As all of this relates to Jordan Peterson, this is profoundly regrettable. Peterson is an immensely charismatic individual and, as such, is in danger of producing a cult-like movement if there are not reasonable and charitable critics to engage with him and his ideas. And when one reads various of the left-wing criticisms of Peterson, one can generally see some genuine criticisms present within the extensive quantity of dross. Unfortunately, due to our climate of discourse, these valid criticisms will merely harden Peterson’s critics in their prejudices and inattentiveness to Peterson and will not seriously be considered by any but the most unreactive of Peterson’s followers. Rather than receptive and illuminating conversation, we all merely become more bigoted.
A point I’ve repeatedly returned to over the last few years is that we don’t face the world as detached thinkers, but as engaged moral selves. As such, we must regulate our emotional and structural relation to reality in its wholeness and particularity if we are to think about it clearly and effectively. This requires approaching thinking as something that is founded in virtues and well-ordered practices and societies, rather than merely in brain power. We need patience, self-control, forgiveness and forgiven-ness, graciousness, courage, trust, hope, faith to overcome fear and anxiety, humility, etc., etc. We also must recognize the ways in which our thinking is embedded in environments, structures, and practices, which can be dysfunctional and require closer self-regulation and structural reformation, if we are to function well within them. Thinking becomes a far more challenging activity, requiring deep engagement with and attention to problems in our hearts and our relations, mindful navigation of our institutions and media, and constructive and reconstructive engagement.
If our relationship to opposing ideological viewpoints is so charged with interpersonal and social tensions, we will find it almost impossible to think well about those issues. Rather than responsibly pursuing understanding, we will be seeking catharsis. ‘Responsibility’ denotes the possession of the capacity to respond, rather than just instinctively react—a surprisingly rare virtue! Without it, we will always be searching in some measure for a way to vent our spleen or to drive the threatening viewpoint away from us, instead of engaging with it carefully, charitably, and attentively.

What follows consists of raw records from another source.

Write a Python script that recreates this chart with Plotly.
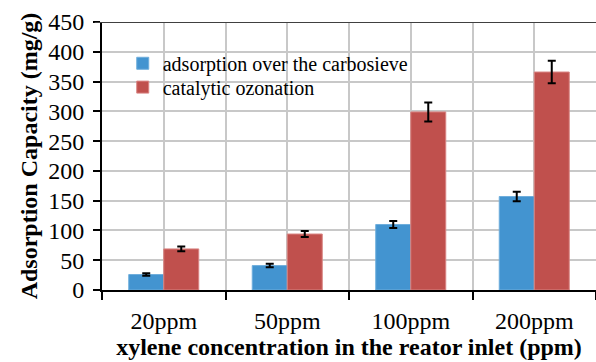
import plotly.graph_objects as go

categories = ["20ppm", "50ppm", "100ppm", "200ppm"]
adsorption = [26, 41, 110, 157]
adsorption_err = [2, 3, 6, 8]
ozonation = [69, 94, 299, 366]
ozonation_err = [4, 5, 16, 19]
series_names = ["adsorption over the carbosieve", "catalytic ozonation"]
y_ticks = [0, 50, 100, 150, 200, 250, 300, 350, 400, 450]

xpos = list(range(len(categories)))
boundaries = [i - 0.5 for i in range(len(categories) + 1)]

FONT = "Liberation Serif, Times New Roman, serif"

fig = go.Figure()
fig.add_trace(go.Bar(
    x=xpos, y=adsorption, name=series_names[0], legend="legend",
    marker=dict(color="#4394D0", line=dict(color="#6FAEDC", width=1)),
    error_y=dict(type="data", array=adsorption_err, color="black", thickness=2, width=4),
))
fig.add_trace(go.Bar(
    x=xpos, y=ozonation, name=series_names[1], legend="legend2",
    marker=dict(color="#C0504D", line=dict(color="#D98583", width=1)),
    error_y=dict(type="data", array=ozonation_err, color="black", thickness=2, width=4),
))

leg_common = dict(xanchor="left", yanchor="middle", bgcolor="rgba(0,0,0,0)",
                  font=dict(size=20, family=FONT), itemwidth=30, borderwidth=0)

fig.update_layout(
    width=596, height=362,
    margin=dict(l=102, r=0, t=22, b=72),
    paper_bgcolor="white", plot_bgcolor="white",
    barmode="group", bargap=0.433, bargroupgap=0,
    font=dict(family=FONT, color="black", size=24),
    legend=dict(x=0.042, y=0.846, **leg_common),
    legend2=dict(x=0.042, y=0.757, **leg_common),
    showlegend=True,
)

fig.update_xaxes(
    range=[-0.5, len(categories) - 0.5],
    tickmode="array", tickvals=xpos, ticktext=categories,
    ticks="", showgrid=True, gridcolor="#C8C8C8", gridwidth=2,
    showline=True, linecolor="black", linewidth=2,
    minor=dict(tickmode="array", tickvals=boundaries,
               ticks="outside", ticklen=8, tickwidth=2, tickcolor="black",
               showgrid=True, gridcolor="#C8C8C8", gridwidth=2),
    tickfont=dict(size=24, family=FONT),
    ticklabelstandoff=8,
    title=dict(text="<b>xylene concentration in the reator inlet (ppm)</b>",
               font=dict(size=24, family=FONT), standoff=2),
    zeroline=False,
)
fig.update_yaxes(
    range=[0, 450], tickmode="array", tickvals=y_ticks,
    ticks="outside", ticklen=7, tickwidth=2, tickcolor="black",
    showgrid=True, gridcolor="#C8C8C8", gridwidth=2,
    showline=True, linecolor="black", linewidth=2,
    tickfont=dict(size=24, family=FONT),
    ticklabelstandoff=4,
    title=dict(text="<b>Adsorption Capacity (mg/g)</b>",
               font=dict(size=24, family=FONT), standoff=4),
    zeroline=False,
)

# top border line at the axis maximum
fig.add_shape(type="line", xref="paper", yref="y", x0=-0.015, x1=1,
              y0=y_ticks[-1], y1=y_ticks[-1], line=dict(color="#404040", width=2))

fig.write_html("out.html")
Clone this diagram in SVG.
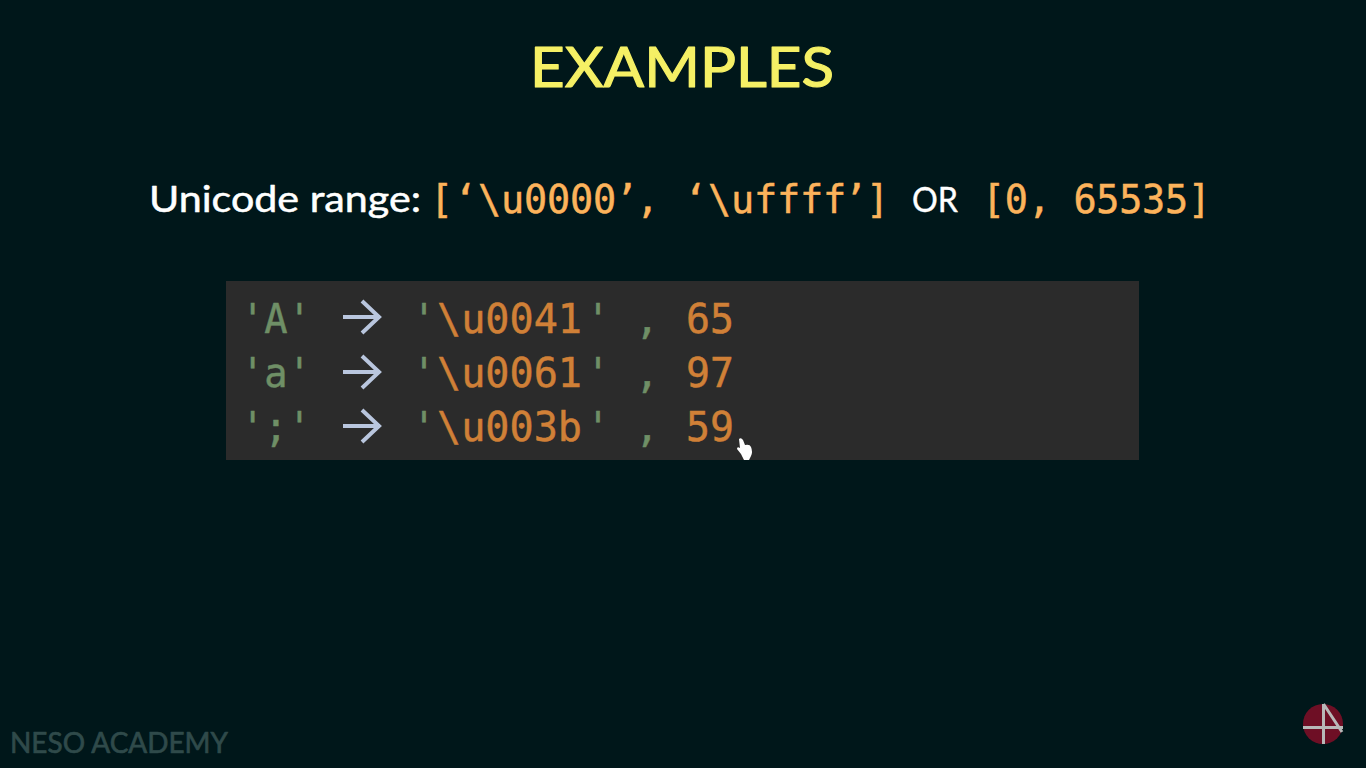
<svg xmlns="http://www.w3.org/2000/svg" width="1366" height="768" viewBox="0 0 1366 768">
<style>
.hand{font-family:"Lato","Noto Sans",sans-serif;stroke-linejoin:round}
.mono{font-family:"DejaVu Sans Mono","Liberation Mono",monospace;font-size:41px}
.top{font-size:38.500px;stroke:#fcb35b;stroke-width:.5}
.o{fill:#fcb35b}
.g{fill:#6f8f66;stroke:#6f8f66;stroke-width:.5}
.c{fill:#d08037;stroke:#d08037;stroke-width:.5}
.arr{fill:none;stroke:#b9c6de;stroke-width:4}
</style>
<rect width="1366" height="768" fill="#00171a"/>
<text id="title" class="hand" x="530" y="87" font-size="56" fill="#f5f065" stroke="#f5f065" stroke-width="1.2" textLength="304" lengthAdjust="spacingAndGlyphs">EXAMPLES</text>
<g id="range">
<text class="hand" x="149" y="212" font-size="37" fill="#ffffff" stroke="#ffffff" stroke-width=".5" textLength="272" lengthAdjust="spacingAndGlyphs">Unicode range:</text>
<text class="mono top o" x="430 454 478 501 524 547 570 593 615 636 660 684 708 731 754 777 800 823 844 866" y="213">[‘\u0000’, ‘\uffff’]</text>
<text class="hand" x="912" y="212" font-size="35" fill="#ffffff" stroke="#ffffff" stroke-width=".4" textLength="46" lengthAdjust="spacingAndGlyphs">OR</text>
<text class="mono top o" x="982" y="213" textLength="229" lengthAdjust="spacing">[0, 65535]</text>
</g>
<rect id="box" x="226" y="281" width="913" height="179" fill="#2b2b2b"/>
<g id="row1">
<text class="mono g" x="241" y="333" textLength="70" lengthAdjust="spacingAndGlyphs">'A'</text>
<path class="arr" d="M343 317H379M362 301L379 317L362 333"/>
<text class="mono g" x="412" y="333" textLength="24" lengthAdjust="spacingAndGlyphs">'</text>
<text class="mono c" x="437" y="333" textLength="145" lengthAdjust="spacingAndGlyphs">\u0041</text>
<text class="mono g" x="586" y="333" textLength="24" lengthAdjust="spacingAndGlyphs">'</text>
<text class="mono g" x="635" y="333" textLength="24" lengthAdjust="spacingAndGlyphs">,</text>
<text class="mono c" x="686" y="333" textLength="48" lengthAdjust="spacingAndGlyphs">65</text>
</g>
<g id="row2">
<text class="mono g" x="241" y="387" textLength="70" lengthAdjust="spacingAndGlyphs">'a'</text>
<path class="arr" d="M343 372H379M362 356L379 372L362 388"/>
<text class="mono g" x="412" y="387" textLength="24" lengthAdjust="spacingAndGlyphs">'</text>
<text class="mono c" x="437" y="387" textLength="145" lengthAdjust="spacingAndGlyphs">\u0061</text>
<text class="mono g" x="586" y="387" textLength="24" lengthAdjust="spacingAndGlyphs">'</text>
<text class="mono g" x="635" y="387" textLength="24" lengthAdjust="spacingAndGlyphs">,</text>
<text class="mono c" x="686" y="387" textLength="48" lengthAdjust="spacingAndGlyphs">97</text>
</g>
<g id="row3">
<text class="mono g" x="241" y="441" textLength="70" lengthAdjust="spacingAndGlyphs">';'</text>
<path class="arr" d="M343 426H379M362 410L379 426L362 442"/>
<text class="mono g" x="412" y="441" textLength="24" lengthAdjust="spacingAndGlyphs">'</text>
<text class="mono c" x="437" y="441" textLength="145" lengthAdjust="spacingAndGlyphs">\u003b</text>
<text class="mono g" x="586" y="441" textLength="24" lengthAdjust="spacingAndGlyphs">'</text>
<text class="mono g" x="635" y="441" textLength="24" lengthAdjust="spacingAndGlyphs">,</text>
<text class="mono c" x="686" y="441" textLength="48" lengthAdjust="spacingAndGlyphs">59</text>
</g>
<path id="cursor" d="M739 439Q741 437 743 440L745 445Q750 444 751 447Q753 452 751 456L749 460H744L741 454L737 449Q737 446 740 448Z" fill="#ffffff"/>
<text id="watermark" class="hand" x="10" y="753" font-size="29" fill="#2f4a4a" stroke="#2f4a4a" stroke-width=".7" textLength="218" lengthAdjust="spacingAndGlyphs">NESO ACADEMY</text>
<g id="logo">
<circle cx="1323" cy="724" r="20" fill="#6e0f25"/>
<path d="M1303 727.500H1343M1323.500 704V744M1323.500 704L1342 732" fill="none" stroke="#b8b8b8" stroke-width="3"/>
</g>
</svg>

Healthy engagement requires careful management and channelling of our emotions, ensuring that we are not driven by dysfunctional reactivity, but that we have the sort of well-ordered loves, selves, and societies that enable us to respond, rather than merely react. What this looks like will vary for different people. For most people, it probably requires radically paring down social media presence and activity. It almost certainly requires practicing solitude, or at least significantly cutting down on the intensity of one’s social exposure, spending more time in obscurer social contexts. For all of us, it requires the practice of those disciplines that will cultivate strong and virtuous character in us, so that we will be less at the mercy of our environments.
I return to these issues with some frequency, mostly because I am convinced that, unless we take them seriously and address the root problems as a matter of urgency, enmity and contempt will become a settled and stubborn feature of our cultural life.